Originally posted by @Dawn Curry :
I get markets, lifestyles and goals differ.. but how much passive income do you need coming in to walk away from your full time job?

We all are ambitious if we’re on BP.. so what are your goals? What is the line where you say “this is enough for me?”

 I need a lot. In fact it can't even by quantified by a number due to inflation or any number of issues that could arise in my life or my family's lives.

For that reason I will never limit myself to a specific number.

To the person who think's $44K a year is enough to retire. What happens if you have a major medical issue? What happens if your parents need long term care? $44K isn't going to get you through to the other side.

I have had some major things happen to me in the last year, and if it wasn't for the fact that I have substantial savings and a decent income I would have been buried. Life happens and you have to be in a position to handle these challenges. I can't help my family or friends in their time of need if I am barely skating by.

@Jonathan Hulen is that $10,000 just in cash flow? If that’s the case.. I’m assuming, just like @Derek E., that these numbers are based solely on cash flow, in which you aren’t taking away from your maintenance, repairs, Cap ex, vacancy, etc.... correct?

I love the grind as well! I love seeing how much I can get into, how much I can make.. but I keep reminding myself that I’m doing this for a purpose.. to become financial free where I can spend more time with my family. I know that I will always “tinker” because that’s just how I am. 

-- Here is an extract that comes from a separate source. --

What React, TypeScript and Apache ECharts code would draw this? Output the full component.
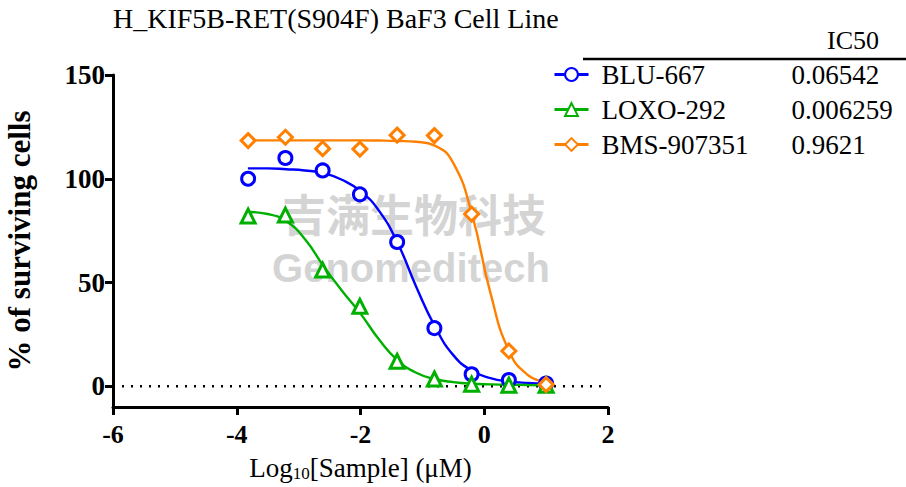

@anthony gayden... I totally get where you’re coming from! Im very conservative when it comes to numbers for me but every market is different and expenses vary drastically depending on the location - to each his own! :)

you don't need 70% if your gross income to retire.   You need to cover your expenses.  My gross income of is much larger than my expenses,  due to my savings rate, so it is also much larger than what I need to retire.